According to the team, the addition only requires 12 per cent additional energy through the use of passive house principles, including the sunken garden that provides filtration and cooler temperatures, radiant outdoor heating and cross ventilation.

Solar panels added to the roof will also provide 30 per cent energy gain.

A metal staircase
A metal staircase was added as part of the extension

“The project follows Passive House principles: super-insulated facades and an energy recovery ventilator reduce energy use and provide fresh air,” said the team.

“Residents of Mini Tower One benefit from reduced energy costs and healthy environments from outdoor air year-round.”

According to Modu, the project is also part of a larger research initiative that seeks to implement a strategy for longtime owners who are looking to combat “rapid gentrification”.

Extension to living area
Windows were added throughout the rear of the house

“The Mini Towers research identifies additional sites for multi-family additions in New York,” said the team. “This community-focused development strategy maximizes available FAR without requiring full demolition.”
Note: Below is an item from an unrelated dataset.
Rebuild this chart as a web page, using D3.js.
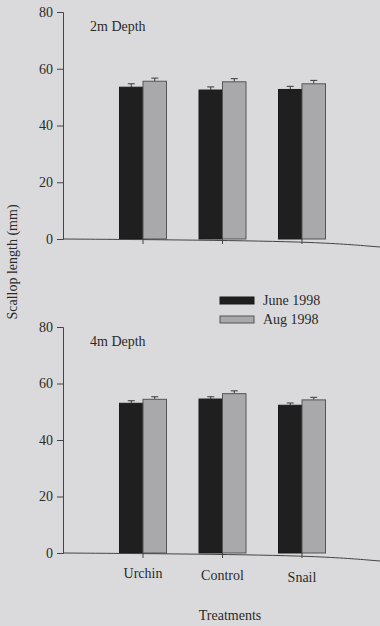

“The research identifies lots in the city that allow for increased density of existing ‘middle housing,’ making additions accessible to longtime owners while addressing issues in neighbourhoods undergoing rapid gentrification.”

According to the team, the strategy is designed for buildings with limited zoning height, “insufficient existing structures” or “unstable soil conditions”.

Aluminum cladding
The building is clad in aluminium panels

As part of the research, the studio analysed 1,000 similar buildings in Brooklyn and Queens that could be developed “in a similar manner”, with the hopes the strategy could be implemented in houses throughout the boroughs.

“If a building can adapt and be more flexible to the changing needs of a family, as their family life changes and evolves, then they could stay longer within the community they are part of,” said Modu founding director Rachely Rotem.

Modu recently created an office building wrapped in “self-cooling” walls in Texas, while architecture studio Cairn used hempcrete to form the walls of a residential extension in London.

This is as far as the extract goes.